Los motivos para generar héroes y mártires varían (y variarán) a lo largo del tiempo, pero los mecanismos prevalecen. Antes (pongamos hace un siglo), el hecho de que repentinamente se te muriera el cónyuge desencadenaba una tremenda compasión hacia el viudo o la viuda, los cuales, condenados ya a habitar en soledad la Tierra, llevarían su dolor y castidad con abnegación de deportista de élite. Por el contrario, quien se mataba intentando cruzar a nado el Canal de la Mancha era un chalado que, bueno, al fin y al cabo, por tonto él mismo se lo había buscado. Hoy, aquel que en el gimnasio se revienta el cuerpo a tendinitis queda bien, en realidad queda fenomenal; hace menos de 50 años cualquier individuo civilizado hubiera considerado tal práctica propia de una mente disfuncional. Aunque ahora nos parezca un disparate, al menos hasta la 2ª Guerra Mundial los jóvenes deseaban ir a la guerra, no hacerlo representaba carecer de honor de por vida; nada había más heroico que morir por la patria y la bandera.

Hace ya bastantes años, Sánchez Ferlosio publicó un ensayo, Mientras los dioses no cambien nada habrá cambiado . Estábamos en 1986. Meses antes el trasbordador espacial Challenger misteriosamente había explotado a los 73 segundos de su lanzamiento; de inmediato sus 7 tripulantes fueron elevados de mitológicos héroes a mártires cristianos. Todos lo vimos en TV. Yo estaba en 1º de carrera, en la Facultad no pocos profesores se afanaban en aventurar el porqué del fallo de la nave. Luego llegó Feynman y, en la NASA, ante un granado auditorio halló la explicación en un abrir y cerrar de ojos. También en un abrir y cerrar de ojos Sánchez Ferlosio explicó cómo las sociedades necesitamos generar muertos que en sacrificio ofrecemos a los dioses, víctimas propiciatorias que nos redimen de nuestra condición de pobres entes carnales. En el caso del Challenger, ese dios se llamaba progreso , en su subconjunto “colonización del espacio”. Ése y no otro es el motivo por el cual los humanos de a pie admiramos tanto a alpinistas, toreros, macarras de barrio, corredores de Fórmula 1 y a todo aquel que se enfrente al riesgo extremo. Del héroe mitológico al adicto a despeñarse mientras baja con esquís un barranco hay poca distancia.

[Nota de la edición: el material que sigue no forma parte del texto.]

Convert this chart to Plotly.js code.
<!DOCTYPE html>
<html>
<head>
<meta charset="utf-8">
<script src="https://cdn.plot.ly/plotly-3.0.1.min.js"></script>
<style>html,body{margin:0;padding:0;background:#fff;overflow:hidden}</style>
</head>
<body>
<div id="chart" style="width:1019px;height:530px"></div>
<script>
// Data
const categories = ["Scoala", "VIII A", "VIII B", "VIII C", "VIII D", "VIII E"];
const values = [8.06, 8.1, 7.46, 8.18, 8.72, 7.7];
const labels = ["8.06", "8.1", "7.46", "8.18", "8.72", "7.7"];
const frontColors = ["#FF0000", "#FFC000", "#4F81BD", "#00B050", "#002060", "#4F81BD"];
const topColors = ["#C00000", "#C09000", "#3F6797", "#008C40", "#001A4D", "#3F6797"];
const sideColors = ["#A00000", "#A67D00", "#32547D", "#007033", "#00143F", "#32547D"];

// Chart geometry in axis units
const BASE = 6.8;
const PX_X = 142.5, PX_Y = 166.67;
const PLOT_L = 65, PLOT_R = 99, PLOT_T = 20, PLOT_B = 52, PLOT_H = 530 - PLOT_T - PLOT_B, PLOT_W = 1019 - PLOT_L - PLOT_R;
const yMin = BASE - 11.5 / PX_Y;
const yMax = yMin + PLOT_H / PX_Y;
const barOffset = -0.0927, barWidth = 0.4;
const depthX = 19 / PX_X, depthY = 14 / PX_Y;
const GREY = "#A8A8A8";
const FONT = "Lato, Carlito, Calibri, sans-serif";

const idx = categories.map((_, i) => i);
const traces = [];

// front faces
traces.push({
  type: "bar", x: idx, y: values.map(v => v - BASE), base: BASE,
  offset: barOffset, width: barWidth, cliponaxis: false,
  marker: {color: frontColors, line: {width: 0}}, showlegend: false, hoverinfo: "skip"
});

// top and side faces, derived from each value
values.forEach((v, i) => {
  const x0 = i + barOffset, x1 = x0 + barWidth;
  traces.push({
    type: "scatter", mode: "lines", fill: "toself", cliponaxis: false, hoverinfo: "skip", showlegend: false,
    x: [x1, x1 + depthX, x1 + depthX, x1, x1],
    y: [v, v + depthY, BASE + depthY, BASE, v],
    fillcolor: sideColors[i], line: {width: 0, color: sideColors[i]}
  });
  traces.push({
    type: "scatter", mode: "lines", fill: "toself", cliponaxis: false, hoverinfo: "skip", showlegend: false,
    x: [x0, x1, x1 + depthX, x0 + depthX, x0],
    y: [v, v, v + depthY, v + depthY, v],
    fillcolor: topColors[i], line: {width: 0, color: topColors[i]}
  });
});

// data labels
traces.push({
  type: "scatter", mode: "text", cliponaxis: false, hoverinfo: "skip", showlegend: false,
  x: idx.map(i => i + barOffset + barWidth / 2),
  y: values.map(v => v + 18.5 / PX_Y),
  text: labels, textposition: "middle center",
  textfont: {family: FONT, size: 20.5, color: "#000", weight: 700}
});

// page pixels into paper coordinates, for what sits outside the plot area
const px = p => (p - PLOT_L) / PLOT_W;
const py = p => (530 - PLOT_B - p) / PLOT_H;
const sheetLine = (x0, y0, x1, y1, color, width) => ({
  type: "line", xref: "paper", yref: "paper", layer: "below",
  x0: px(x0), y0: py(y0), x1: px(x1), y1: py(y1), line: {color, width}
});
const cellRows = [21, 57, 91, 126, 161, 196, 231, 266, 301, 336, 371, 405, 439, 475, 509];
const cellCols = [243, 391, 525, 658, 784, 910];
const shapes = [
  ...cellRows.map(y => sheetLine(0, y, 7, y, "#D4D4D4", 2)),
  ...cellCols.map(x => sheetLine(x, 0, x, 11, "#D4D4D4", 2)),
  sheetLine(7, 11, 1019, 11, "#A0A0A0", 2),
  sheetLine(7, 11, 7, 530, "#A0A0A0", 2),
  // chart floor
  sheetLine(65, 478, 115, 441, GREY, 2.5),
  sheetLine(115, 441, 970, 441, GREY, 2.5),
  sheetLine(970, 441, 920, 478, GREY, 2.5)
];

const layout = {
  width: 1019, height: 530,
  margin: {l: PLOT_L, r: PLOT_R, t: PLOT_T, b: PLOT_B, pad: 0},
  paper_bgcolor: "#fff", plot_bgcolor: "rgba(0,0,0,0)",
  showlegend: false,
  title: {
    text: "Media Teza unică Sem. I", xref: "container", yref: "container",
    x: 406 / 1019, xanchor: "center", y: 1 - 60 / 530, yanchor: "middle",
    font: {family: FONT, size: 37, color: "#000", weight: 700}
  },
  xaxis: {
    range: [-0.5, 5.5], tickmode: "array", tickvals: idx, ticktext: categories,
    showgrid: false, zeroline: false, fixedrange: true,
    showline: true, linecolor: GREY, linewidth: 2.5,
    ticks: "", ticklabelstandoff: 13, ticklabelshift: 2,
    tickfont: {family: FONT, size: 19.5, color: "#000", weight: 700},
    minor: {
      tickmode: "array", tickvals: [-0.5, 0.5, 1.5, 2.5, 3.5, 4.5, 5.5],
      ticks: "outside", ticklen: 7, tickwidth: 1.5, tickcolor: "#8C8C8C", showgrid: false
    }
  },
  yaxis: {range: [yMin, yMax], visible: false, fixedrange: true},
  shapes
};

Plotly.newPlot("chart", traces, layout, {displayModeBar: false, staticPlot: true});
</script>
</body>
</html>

También en las artes funciona la figura del Mesías devenido en mártir. Pongamos por caso el experimentalista que podría escribir verdaderos best sellers porque, en efecto, sabe hacerlo, podría vivir como un marajá, pero lo arriesga todo para salvar la literatura de su aborregamiento aún a sabiendas de que tras el triunfo será denostado por, al menos, la siguiente generación. Pero habrá valido la pena, gracias a él la narrativa nacional –y acaso también la extraterrestre- ya nunca será lo que era. O el escritor que en tiempos revueltos se dedica a amar a sus semejantes, tanto los ama que sacrifica su buena y aplicada prosa por comprometidos pero simplistas relatos morales, no obstante verdaderos faros del pueblo. Sabe que cuando cesen los vítores quedará como aquel que vendió su arte por un instante de fama, pero da igual, tras él habrá dejado un rastro de ejemplaridad.

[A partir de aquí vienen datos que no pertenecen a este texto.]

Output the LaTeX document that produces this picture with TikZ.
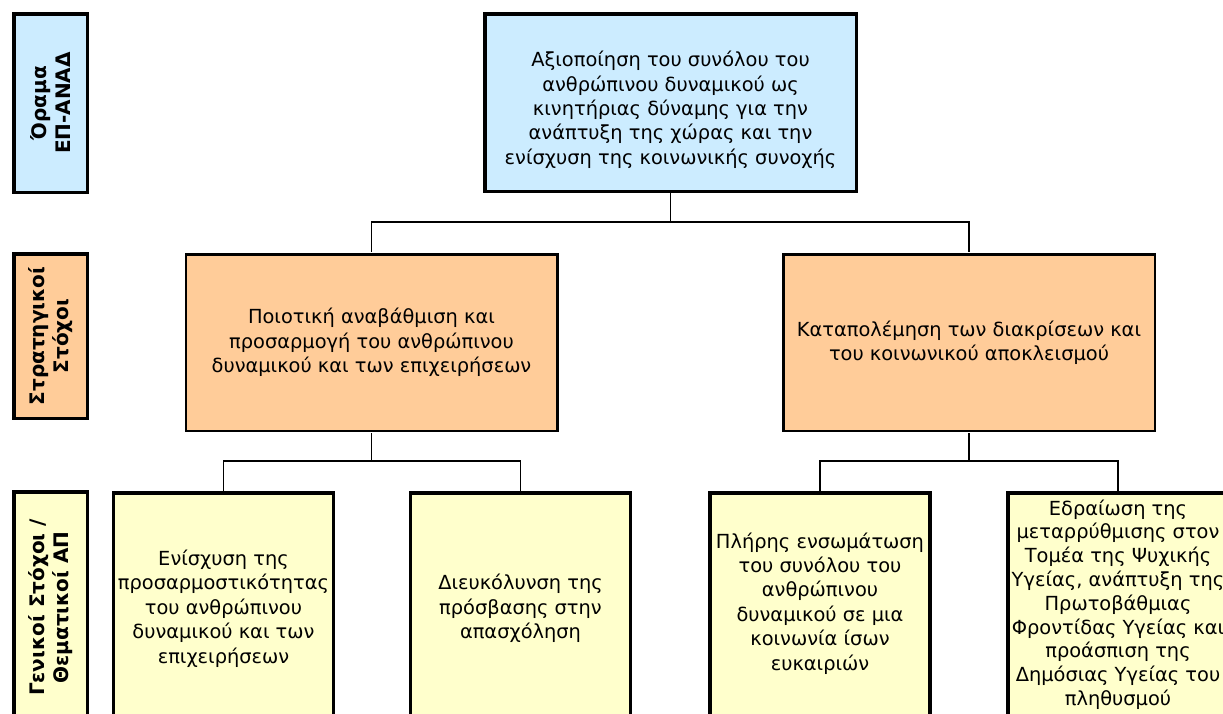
\documentclass[tikz,border=0pt]{standalone}
\usepackage{fontspec}
\setmainfont{DejaVu Sans}
\definecolor{blueF}{HTML}{CCECFF}
\definecolor{orangeF}{HTML}{FFCC99}
\definecolor{yellowF}{HTML}{FFFFCC}
\tikzset{
  box/.style={draw=black, line width=3.5pt, inner sep=1pt, align=center, anchor=center,
    font=\fontsize{19.4}{24.4}\selectfont},
  vision/.style={box, fill=blueF, minimum width=371.5pt, minimum height=177.5pt},
  strat/.style={box, fill=orangeF, minimum width=372.5pt, minimum height=177.5pt},
  goal/.style={box, fill=yellowF, minimum width=220pt, minimum height=231pt},
  sidelabel/.style={draw=black, line width=3.5pt, inner sep=1pt, align=center, rotate=90,
    minimum height=73.5pt, font=\fontsize{20}{24}\selectfont\bfseries},
  conn/.style={draw=black, line width=1.2pt}
}
\begin{document}
\begin{tikzpicture}[x=1pt, y=-1pt]
\clip (0,0) rectangle (1223,713);
% side labels
\node[sidelabel, fill=blueF, minimum width=178.5pt] (l1) at (50.5,103) {Όραμα\\ΕΠ-ΑΝΑΔ};
\node[sidelabel, fill=orangeF, minimum width=164.5pt] (l2) at (50.5,336) {Στρατηγικοί\\Στόχοι};
\node[sidelabel, fill=yellowF, minimum width=231.5pt] (l3) at (50.5,607.5) {Γενικοί Στόχοι /\\Θεματικοί ΑΠ};
% vision
\node[vision] (top) at (670.5,102.5) {\rule{0pt}{30pt}Αξιοποίηση του συνόλου του\\ανθρώπινου δυναμικού ως\\κινητήριας δύναμης για την\\ανάπτυξη της χώρας και την\\ενίσχυση της κοινωνικής συνοχής};
% strategic
\node[strat] (o1) at (371.5,342.5) {Ποιοτική αναβάθμιση και\\προσαρμογή του ανθρώπινου\\δυναμικού και των επιχειρήσεων};
\node[strat] (o2) at (969,342.5) {Καταπολέμηση των διακρίσεων και\\του κοινωνικού αποκλεισμού};
% inner white stripes of the double borders
\foreach \n in {o1,o2}{
  \draw[white, line width=0.8pt] ([xshift=0.6pt,yshift=-0.6pt]\n.north west) rectangle ([xshift=-0.6pt,yshift=0.6pt]\n.south east);
}
% goals
\node[goal] (y1) at (223.5,608.5) {Ενίσχυση της\\προσαρμοστικότητας\\του ανθρώπινου\\δυναμικού και των\\επιχειρήσεων};
\node[goal] (y2) at (520.5,608.5) {Διευκόλυνση της\\πρόσβασης στην\\απασχόληση};
\node[goal] (y3) at (820,608.5) {Πλήρης ενσωμάτωση\\του συνόλου του\\ανθρώπινου\\δυναμικού σε μια\\κοινωνία ίσων\\ευκαιριών\\[-10pt]\mbox{}};
\node[goal, font=\fontsize{19.4}{23.8}\selectfont] (y4) at (1118,608.5) {Εδραίωση της\\μεταρρύθμισης στον\\Τομέα της Ψυχικής\\Υγείας, ανάπτυξη της\\Πρωτοβάθμιας\\Φροντίδας Υγείας και\\προάσπιση της\\Δημόσιας Υγείας του\\πληθυσμού\\[-12pt]\mbox{}};
% connectors
\draw[conn] (top.south) -- ++(0,29) coordinate (j1);
\draw[conn] (j1) -| (o1.north);
\draw[conn] (j1) -| (o2.north);
\draw[conn] (o1.south) -- ++(0,28) coordinate (j2);
\draw[conn] (j2) -| (y1.north);
\draw[conn] (j2) -| (y2.north);
\draw[conn] (o2.south) -- ++(0,28) coordinate (j3);
\draw[conn] (j3) -| (y3.north);
\draw[conn] (j3) -| (y4.north);
\end{tikzpicture}
\end{document}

Los casos se multiplican. Belén Esteban es elevada a Princesa del Pueblo para dejarla luego caer en modo mártir. Ese que pone una marca de agua en una anodina foto que cuelga en Pinterest, secretamente activa el mecanismo que le llevará a la queja del mártir: “¡ladrones, me habéis copiado la foto!” Janis Joplin muere en su habitación de hotel pero rápidamente corre la leyenda de que todo ocurrió en plena actuación, sobre el escenario que la consagra como mártir del rock; su versión contemporánea es Enrique Iglesias destrozándose los dedos en el intento de atrapar un dron que él mismo había liberado. Artur Mas quedará como aquel que se autoinmoló en el intento de abrir las aguas del océano para salvar a su pueblo, Rajoy como aquel que justo antes de poner la bandera en lo alto de la colina cayó en combate por salvar a una nación de una debacle económica. Y así con todo.

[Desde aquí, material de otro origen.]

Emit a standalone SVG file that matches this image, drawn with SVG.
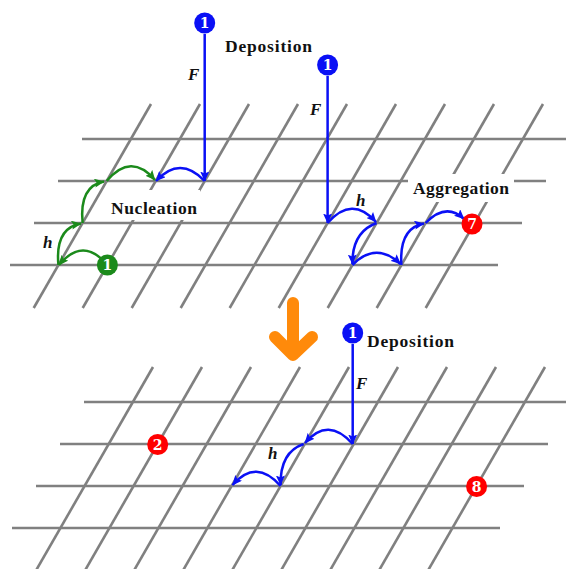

De cualquier modo, queda la gran pregunta, aquella que de conocer su respuesta lo sabríamos todo acerca de quiénes somos, de dónde venimos y adónde vamos, pregunta en la que confluyen esos vectores ciegos a los que solemos llamar neoliberalismo y socialdemocracia: ¿por qué está permitido matarse jugando al tenis pero no fumando?